Apesar das idéias progressistas defendidas por seu partido, o governo de García foi marcado por atribulações. Na economia, diversos choques com grupos empresariais, a hiper-inflação e a interrupção das relações com o FMI (Fundo Monetário Internacional) causaram uma crise histórica. Por outro lado, a ação de grupos como o MRTA (Movimento Revolucionário Tupac Amaru) e o Sendero Luminoso, responsáveis por diversos atentados em Lima, resultou num contra-ataque violento do governo. Essa truculência e alguns casos de corrupção fizeram com que lideranças deixassem a Apra, que, enfraquecida, não foi capaz de impedir a vitória de Alberto Fujimori nas eleições de 1990.



A eleição de 2006



Com a vitória de Fujimori e o golpe de estado aplicado por este em 1992, García foi obrigado a se exilar na Colômbia até 2001, ano em que voltou a disputar as eleições presidenciais. Em uma eleição apertada (obteve 47% dos votos válidos), ele foi derrotado no segundo turno por Alejandro Toledo, que teve o apoio dos EUA.



Em 2006, o resultado foi diferente, assim como o cenário eleitoral no Peru. García tinha como adversários a conservadora Lourdes Flores e o nacionalista Ollanta Humala. Contra a maioria das análises iniciais, o segundo turno foi disputado por García e Humala, deixando as forças de direita sem uma opção que contemplasse plenamente seus interesses.



A opção da direita



Desde o início da campanha eleitoral, a candidatura de Humala foi abraçada pelas forças progressistas da América Latina – ela teve apoio explícito do presidente venezuelano Hugo Chávez, o que foi muito explorado na imprensa, com efeito eleitoral negativo.
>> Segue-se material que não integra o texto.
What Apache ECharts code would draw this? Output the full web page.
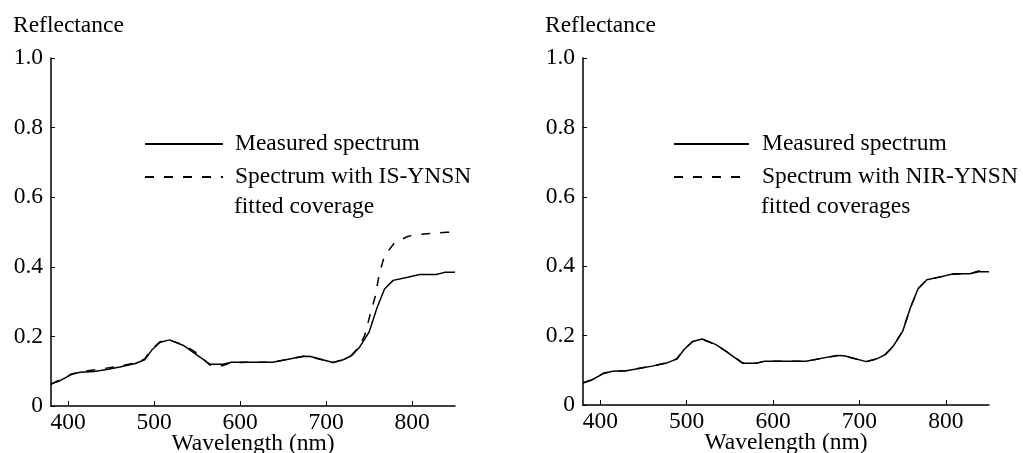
<!DOCTYPE html>
<html>
<head>
<meta charset="utf-8">
<script src="https://cdn.jsdelivr.net/npm/echarts@6/dist/echarts.min.js"></script>
<style>
html,body{margin:0;padding:0;background:#fff;}
#chart{width:1023px;height:453px;}
</style>
</head>
<body>
<div id="chart"></div>
<script>
// ---- data ----
const xTicks = [400, 500, 600, 700, 800];
const measuredWl = [380, 390, 404, 414, 430, 445, 460, 478, 489, 497, 507, 518, 534, 548, 565, 580, 590, 638, 674, 682, 708, 720, 730, 739, 750, 759, 768, 778, 795, 809, 828, 838, 850];
const measured = [0.064, 0.072, 0.091, 0.097, 0.099, 0.105, 0.112, 0.122, 0.133, 0.160, 0.183, 0.190, 0.174, 0.150, 0.120, 0.120, 0.126, 0.126, 0.143, 0.142, 0.125, 0.133, 0.145, 0.169, 0.212, 0.280, 0.336, 0.361, 0.370, 0.378, 0.378, 0.384, 0.384];
const isFitWl = [380, 390, 404, 420, 440, 460, 478, 489, 497, 507, 518, 534, 548, 565, 580, 590, 638, 674, 682, 708, 720, 730, 739, 745, 751, 757, 762, 768, 780, 795, 805, 825, 840, 850];
const isFit = [0.062, 0.075, 0.092, 0.100, 0.107, 0.115, 0.124, 0.135, 0.163, 0.185, 0.189, 0.176, 0.155, 0.117, 0.116, 0.125, 0.126, 0.143, 0.141, 0.125, 0.133, 0.147, 0.172, 0.203, 0.260, 0.313, 0.380, 0.432, 0.470, 0.487, 0.493, 0.496, 0.499, 0.499];
const nirFitWl = [380, 390, 404, 414, 430, 445, 460, 478, 489, 497, 507, 518, 534, 548, 565, 580, 590, 638, 674, 682, 708, 720, 730, 739, 750, 759, 768, 778, 795, 809, 828, 838, 850];
const nirFit = [0.063, 0.072, 0.092, 0.097, 0.099, 0.106, 0.112, 0.122, 0.134, 0.161, 0.183, 0.189, 0.174, 0.151, 0.121, 0.120, 0.126, 0.126, 0.142, 0.142, 0.125, 0.133, 0.146, 0.169, 0.213, 0.280, 0.335, 0.361, 0.370, 0.377, 0.379, 0.386, 0.383];
const seriesNames = ['Measured spectrum', 'Spectrum with IS-YNSN fitted coverage', 'Spectrum with NIR-YNSN fitted coverages'];

const pairs = (xs, ys) => xs.map((x, i) => [x, ys[i]]);
const FONT = 'Liberation Serif';
const FS = 23.5;
const FONTSTR = FS + 'px "' + FONT + '"';

function xAxis(gi) {
  return {
    type: 'value', gridIndex: gi, min: 380, max: 850,
    name: 'Wavelength (nm)', nameLocation: 'middle', nameGap: 26, nameMoveOverlap: false,
    nameTextStyle: {fontFamily: FONT, fontSize: FS, color: '#000'},
    axisLine: {lineStyle: {color: '#000', width: 1.5}},
    axisTick: {inside: true, length: 5, lineStyle: {color: '#000', width: 1}, customValues: xTicks},
    axisLabel: {fontFamily: FONT, fontSize: FS, color: '#000', margin: 5, customValues: xTicks},
    splitLine: {show: false}
  };
}
function yAxis(gi) {
  return {
    type: 'value', gridIndex: gi, min: 0, max: 1, interval: 0.2,
    axisLine: {show: true, lineStyle: {color: '#000', width: 1.5}},
    axisTick: {show: true, inside: true, length: 4, lineStyle: {color: '#000', width: 1}},
    axisLabel: {fontFamily: FONT, fontSize: FS, color: '#000', margin: 8,
      formatter: v => v === 0 ? '0' : v.toFixed(1)},
    splitLine: {show: false}
  };
}
function line(name, data, gi, dashed) {
  return {
    type: 'line', name: name, xAxisIndex: gi, yAxisIndex: gi, data: data,
    symbol: 'none', showSymbol: false, smooth: false, animation: false,
    lineStyle: {color: '#000', width: 1.5, type: dashed ? [9, 10] : 'solid'},
    itemStyle: {color: '#000'}
  };
}
function legend(left, names, iw, pad) {
  return {
    orient: 'vertical', left: left, top: 126, itemWidth: iw, itemHeight: 12, itemGap: 7,
    data: names,
    itemStyle: {opacity: 0},
    formatter: n => n.replace(/ fitted coverages?$/, ''),
    textStyle: {fontFamily: FONT, fontSize: FS, color: '#000', lineHeight: 26, padding: [0, 0, 0, pad]},
    selectedMode: false
  };
}

const chart = echarts.init(document.getElementById('chart'), null, {renderer: 'canvas'});
chart.setOption({
  animation: false,
  backgroundColor: '#fff',
  grid: [
    {left: 51, top: 58, width: 404, height: 348, outerBoundsMode: 'none', containLabel: false},
    {left: 583, top: 58, width: 406, height: 347, outerBoundsMode: 'none', containLabel: false}
  ],
  xAxis: [xAxis(0), xAxis(1)],
  yAxis: [yAxis(0), yAxis(1)],
  legend: [
    legend(139, [seriesNames[0], seriesNames[1]], 78, 7),
    legend(668, [seriesNames[0], seriesNames[2]], 75, 8)
  ],
  graphic: [
    {type: 'text', x: 13, y: 26, style: {text: 'Reflectance', font: FONTSTR, fill: '#000', verticalAlign: 'middle'}},
    {type: 'text', x: 545, y: 26, style: {text: 'Reflectance', font: FONTSTR, fill: '#000', verticalAlign: 'middle'}},
    {type: 'text', x: 234, y: 207, style: {text: 'fitted coverage', font: FONTSTR, fill: '#000', verticalAlign: 'middle'}},
    {type: 'text', x: 761, y: 207, style: {text: 'fitted coverages', font: FONTSTR, fill: '#000', verticalAlign: 'middle'}}
  ],
  series: [
    line(seriesNames[0], pairs(measuredWl, measured), 0, false),
    line(seriesNames[1], pairs(isFitWl, isFit), 0, true),
    line(seriesNames[0], pairs(measuredWl, measured), 1, false),
    line(seriesNames[2], pairs(nirFitWl, nirFit), 1, true)
  ]
});
</script>
</body>
</html>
Em Washington, a eleição de García passou a ser vista como um mal menor.


 


O candidato da Apra percebeu isso e tratou de se alinhar a Louredes Flores, dona de cerca de 23% dos votos no primeiro turno – Humala foi o primeiro, com pouco mais de 30%, enquanto o candidato da Apra obteve cerca de 24%. Dono de um histórico discurso anti-ianque, García viu-se então alinhado aos interesses norte-americanos. Contou também com maciço apoio da imprensa local: encerrado o segundo turno, obteve 52,62% dos votos válidos e derrotou as expectativas da esquerda local.



A primeira fatura



Durante o período de transição governamental, García passou a definir seu futuro governo como uma “esquerda responsável”. Sempre que possível, fez elogios ao presidente Lula, enquanto dedicava palavras nada amigáveis a Hugo Chávez, Evo Morales e Fidel Castro.



O primeiro teste concreto do propalado “esquerdismo” veio ainda antes da posse. Alinhado ao presidente Alejandro Toledo, no último dia 28 de junho García foi favorável à aprovação do Tratado de Livre Comércio com os Estados Unidos, a ser implantado a partir de 1º de janeiro de 2007 pelos dois países.
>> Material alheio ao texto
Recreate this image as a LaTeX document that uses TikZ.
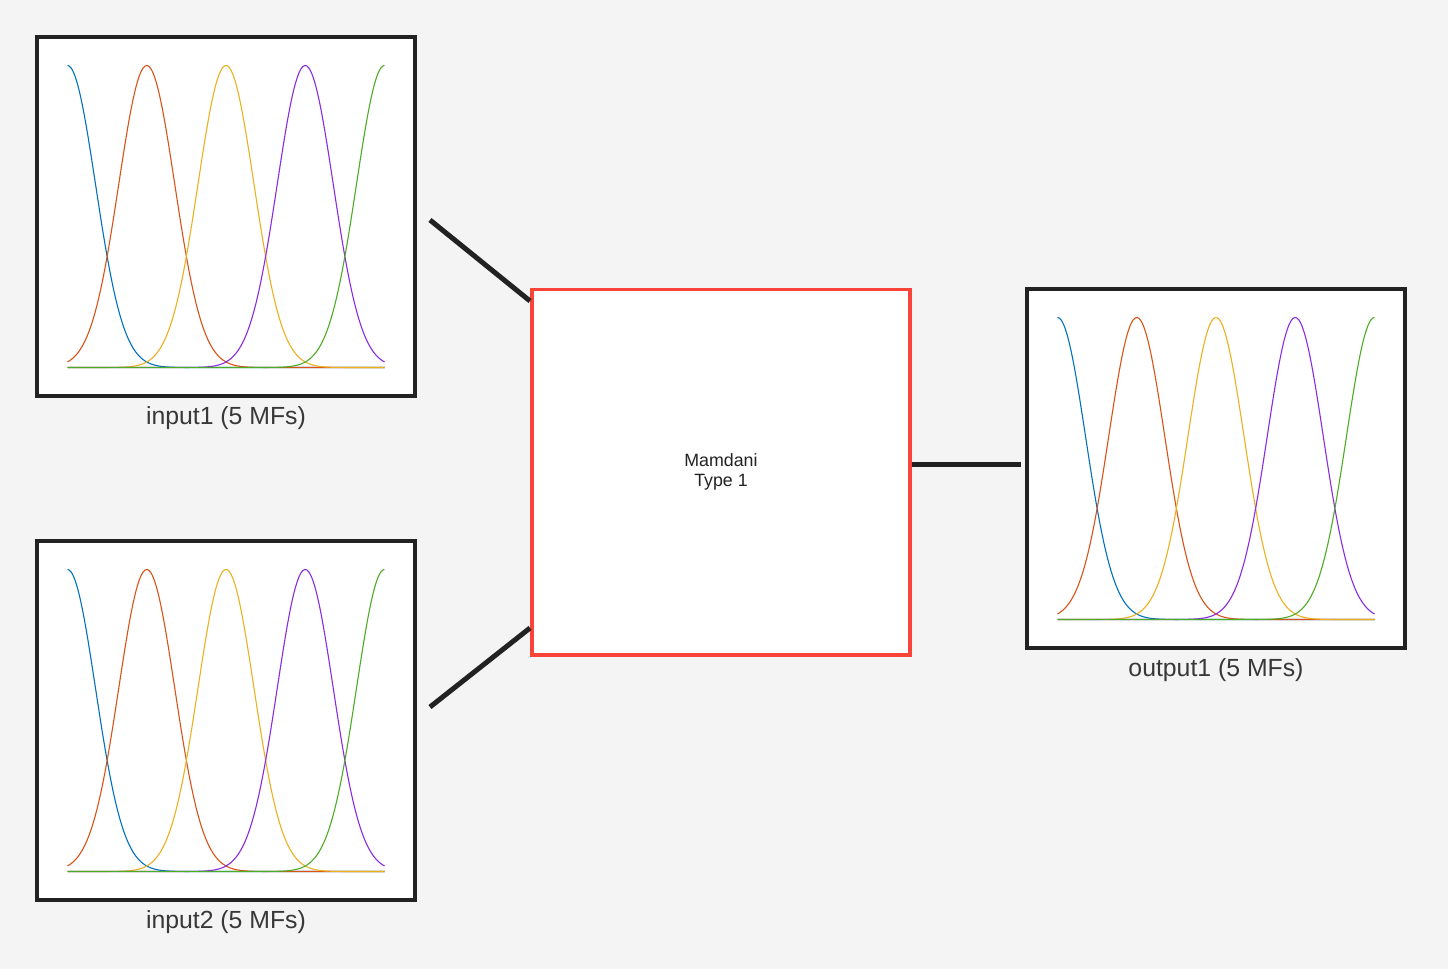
\documentclass[tikz,border=0pt]{standalone}
\usepackage{fontspec}
\setmainfont{Liberation Sans}
\usetikzlibrary{positioning}

\definecolor{bggray}{RGB}{244,244,244}
\definecolor{framegray}{RGB}{34,34,34}
\definecolor{fisred}{RGB}{250,68,58}
\definecolor{mfblue}{RGB}{0,114,189}
\definecolor{mforange}{RGB}{217,83,25}
\definecolor{mfyellow}{RGB}{237,177,32}
\definecolor{mfpurple}{RGB}{139,43,226}
\definecolor{mfgreen}{RGB}{77,172,38}

%% five gaussian MFs inside a variable box
\newcommand\mfcurves[1]{%
  \begin{scope}[shift={(#1.center)}]
    \foreach \c/\col in {0/mfblue,1/mforange,2/mfyellow,3/mfpurple,4/mfgreen}{
      \draw[\col,line width=0.55pt] plot[domain=-158.5:158.5,samples=160,smooth]
        (\x,{151-302*exp(0-((\x+158.5-79.25*\c)/39.62)^2)});
    }
  \end{scope}}

\begin{document}
\begin{tikzpicture}[x=0.5pt,y=-0.5pt,
    varbox/.style={draw=framegray,line width=2pt,fill=white,
      minimum width=189pt,minimum height=179.5pt,inner sep=0pt},
    fisbox/.style={draw=fisred,line width=1.8pt,fill=white,
      minimum width=189.2pt,minimum height=182.7pt,align=center,
      font=\fontsize{8.9}{10}\selectfont,text=framegray},
    varlabel/.style={inner sep=0pt,font=\fontsize{12.4}{14}\selectfont,text=framegray!90},
    wire/.style={framegray,line width=2.5pt}]
  \fill[bggray] (0,0) rectangle (1448,969);
  \useasboundingbox (0,0) rectangle (1448,969);

  %% variables
  \node[varbox] (in1) at (226,216.5) {};
  \node[varbox] (in2) at (226,720.5) {};
  \node[varbox] (out1) at (1216,468.5) {};
  \mfcurves{in1}
  \mfcurves{in2}
  \mfcurves{out1}
  \node[varlabel,below=4pt of in1] (in1lab) {input1 (5 MFs)};
  \node[varlabel,below=4pt of in2] (in2lab) {input2 (5 MFs)};
  \node[varlabel,below=4pt of out1] (out1lab) {output1 (5 MFs)};

  %% system
  \node[fisbox] (fis) at (721,472) {Mamdani\\Type 1};

  %% connections
  \draw[wire] ([xshift=6.5pt,yshift=-1.75pt]in1.east) -- ([yshift=-6.75pt]fis.north west);
  \draw[wire] ([xshift=6.5pt,yshift=6.75pt]in2.east) -- ([yshift=14.25pt]fis.south west);
  \draw[wire] ([yshift=4pt]fis.east) coordinate (fisout) -- ([xshift=-2pt]out1.west |- fisout);
\end{tikzpicture}
\end{document}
Em comunicado oficial, o Partido Comunista Peruano definiu sua atitude como “uma submissão ao domínio imperialista” e como “uma mostra do que será o governo de García”. De acordo com Renán Muñoz, secretário-geral do partido, o acordo é uma anexação da economia peruana às exigências permanentes dos Estados Unidos.
“O Tratado foi desenhado para que nosso país se transforme em uma colônia ao estilo de Porto Rico. Os únicos beneficiados com isso serão alguns empresários, enquanto o futuro de milhões de camponeses, agricultores e pequenas empresas ficará comprometido”, explica Muñoz.



Fortalecimento do nacionalismo



Alan García enfrentará, porém um Parlamento irrequieto, após anos de predomínio das forças neoliberais. Do total de 120 vagas para o Congresso, 45 serão ocupadas por deputados do partido de Humala, dono de mais de 6 milhões de votos (47% do total).
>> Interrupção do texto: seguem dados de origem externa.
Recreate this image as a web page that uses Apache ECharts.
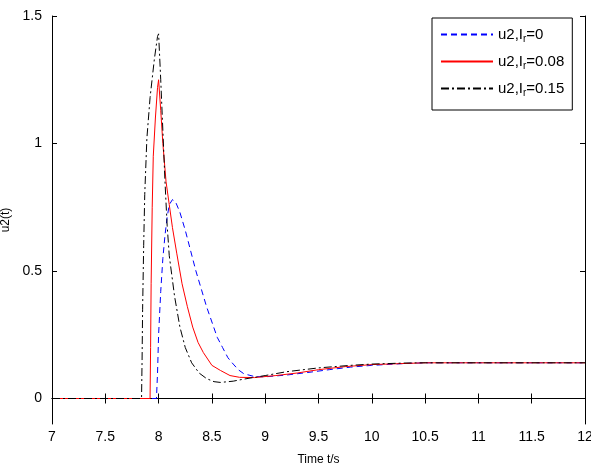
<!DOCTYPE html>
<html>
<head>
<meta charset="utf-8">
<script src="https://cdn.jsdelivr.net/npm/echarts@6/dist/echarts.min.js"></script>
<style>
  html, body { margin: 0; padding: 0; background: #fff; }
  #chart { width: 591px; height: 470px; }
</style>
</head>
<body>
<div id="chart"></div>
<script>
  // tick labels
  var xTicks = [7, 7.5, 8, 8.5, 9, 9.5, 10, 10.5, 11, 11.5, 12];
  var yTicks = [0, 0.5, 1, 1.5];

  // u2, Ir=0 (blue dashed)
  var t0 = [7, 7.98, 7.99, 8.0, 8.02, 8.04, 8.06, 8.08, 8.1, 8.13, 8.16, 8.2, 8.25, 8.3, 8.35, 8.4, 8.45, 8.5, 8.55, 8.6, 8.65, 8.7, 8.75, 8.8, 8.9, 9.0, 9.2, 9.4, 9.6, 9.8, 10, 10.3, 10.5, 11, 12];
  var v0 = [0, 0, 0.1, 0.25, 0.42, 0.55, 0.64, 0.71, 0.76, 0.78, 0.77, 0.73, 0.66, 0.58, 0.5, 0.43, 0.36, 0.3, 0.24, 0.2, 0.16, 0.135, 0.112, 0.097, 0.086, 0.085, 0.092, 0.102, 0.113, 0.123, 0.13, 0.137, 0.14, 0.14, 0.14];

  // u2, Ir=0.08 (red solid)
  var t1 = [7, 7.92, 7.925, 7.93, 7.94, 7.95, 7.97, 7.99, 8.0, 8.02, 8.04, 8.07, 8.1, 8.13, 8.17, 8.22, 8.27, 8.32, 8.37, 8.42, 8.5, 8.58, 8.67, 8.76, 8.9, 9.1, 9.3, 9.5, 9.75, 10, 10.5, 11, 12];
  var v1 = [0, 0, 0.2, 0.45, 0.75, 0.95, 1.1, 1.22, 1.25, 1.13, 1.0, 0.85, 0.76, 0.67, 0.57, 0.45, 0.36, 0.28, 0.22, 0.18, 0.13, 0.11, 0.09, 0.083, 0.082, 0.09, 0.1, 0.113, 0.125, 0.133, 0.14, 0.14, 0.14];

  // u2, Ir=0.15 (black dash-dot)
  var t2 = [7, 7.84, 7.845, 7.85, 7.86, 7.87, 7.89, 7.92, 7.96, 7.99, 8.0, 8.02, 8.04, 8.06, 8.08, 8.1, 8.15, 8.2, 8.25, 8.31, 8.38, 8.45, 8.52, 8.58, 8.7, 8.8, 9.0, 9.2, 9.5, 9.8, 10.0, 10.3, 10.5, 11, 12];
  var v2 = [0, 0, 0.15, 0.35, 0.6, 0.8, 1.02, 1.18, 1.33, 1.42, 1.43, 1.25, 1.05, 0.85, 0.68, 0.56, 0.4, 0.28, 0.2, 0.14, 0.1, 0.078, 0.066, 0.063, 0.068, 0.076, 0.09, 0.105, 0.12, 0.13, 0.135, 0.139, 0.14, 0.14, 0.14];

  var names = ['u2,Ir=0', 'u2,Ir=0.08', 'u2,Ir=0.15'];

  function pairs(t, v) {
    var out = [];
    for (var i = 0; i < t.length; i++) out.push([t[i], v[i]]);
    return out;
  }

  var font = 'Liberation Sans, Arial, sans-serif';

  var chart = echarts.init(document.getElementById('chart'));
  var option = {
    backgroundColor: '#fff',
    animation: false,
    grid: { left: 52, right: 6, top: 16, bottom: 46, outerBoundsMode: 'none' },
    legend: {
      orient: 'vertical',
      left: 432,
      top: 18,
      width: 141,
      padding: [9, 8, 12, 8],
      itemWidth: 52,
      itemHeight: 14,
      itemGap: 10,
      backgroundColor: '#fff',
      borderColor: '#000',
      borderWidth: 1,
      data: names,
      itemStyle: { opacity: 0 },
      formatter: function (name) {
        var val = name.split('=')[1];
        return '{a|u2,I}{s|r}{a|=' + val + '}';
      },
      textStyle: {
        color: '#000',
        rich: {
          a: { fontFamily: font, fontSize: 15, color: '#000' },
          s: { fontFamily: font, fontSize: 10, color: '#000', padding: [9, 0, 0, 0] }
        }
      }
    },
    xAxis: [{
      type: 'value',
      min: 7,
      max: 12,
      interval: 0.5,
      name: 'Time t/s',
      nameLocation: 'middle',
      nameGap: 30,
      nameTextStyle: { fontFamily: font, fontSize: 12, color: '#000' },
      axisLine: { lineStyle: { color: '#000', width: 1 } },
      axisTick: { inside: true, length: 5, lineStyle: { color: '#000' } },
      axisLabel: { fontFamily: font, fontSize: 14, color: '#000', margin: 6, customValues: xTicks },
      splitLine: { show: false }
    }, {
      type: 'value',
      position: 'top',
      min: 7,
      max: 12,
      interval: 0.5,
      axisLine: { lineStyle: { color: '#000', width: 1 } },
      axisTick: { inside: true, length: 5, lineStyle: { color: '#000' } },
      axisLabel: { show: false },
      splitLine: { show: false }
    }],
    yAxis: [{
      type: 'value',
      min: -0.1,
      max: 1.5,
      name: 'u2(t)',
      nameLocation: 'middle',
      nameGap: 35,
      nameTextStyle: { fontFamily: font, fontSize: 12, color: '#000' },
      axisLine: { show: true, lineStyle: { color: '#000', width: 1 } },
      axisTick: { show: true, inside: true, length: 5, lineStyle: { color: '#000' }, customValues: yTicks },
      axisLabel: { fontFamily: font, fontSize: 14, color: '#000', margin: 10, customValues: yTicks },
      splitLine: { show: false }
    }, {
      type: 'value',
      position: 'right',
      min: -0.1,
      max: 1.5,
      axisLine: { show: true, lineStyle: { color: '#000', width: 1 } },
      axisTick: { show: true, inside: true, length: 5, lineStyle: { color: '#000' }, customValues: yTicks },
      axisLabel: { show: false },
      splitLine: { show: false }
    }],
    series: [{
      name: names[0],
      type: 'line',
      symbol: 'none',
      data: pairs(t0, v0),
      itemStyle: { color: '#0000ff' },
      lineStyle: { color: '#0000ff', width: 1, type: [6, 4] }
    }, {
      name: names[1],
      type: 'line',
      symbol: 'none',
      data: pairs(t1, v1),
      itemStyle: { color: '#ff0000' },
      lineStyle: { color: '#ff0000', width: 1 }
    }, {
      name: names[2],
      type: 'line',
      symbol: 'none',
      data: pairs(t2, v2),
      itemStyle: { color: '#000' },
      lineStyle: { color: '#000', width: 1, type: [8, 3, 2, 3] }
    }]
  };
  chart.setOption(option);
</script>
</body>
</html>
As forças de oposição no Peru já se articulam para que o movimento progressista consiga se fortalecer ainda mais nos próximos anos. Os comunistas peruanos fazem parte dessa corrente e se dizem vigilantes em relação aos passos iniciais de García em seu segundo mandato.



“Diante de uma direita vendida e entreguista, a esquerda e as forças nacionalistas e democráticas devem se unir em torno de uma mesma luta, que seja capaz de provocar as mudanças exigidas pela população mais carente e pela maioria dos moradores do interior de nosso país”, defende o secretário-geral do Partido Comunista Peruano.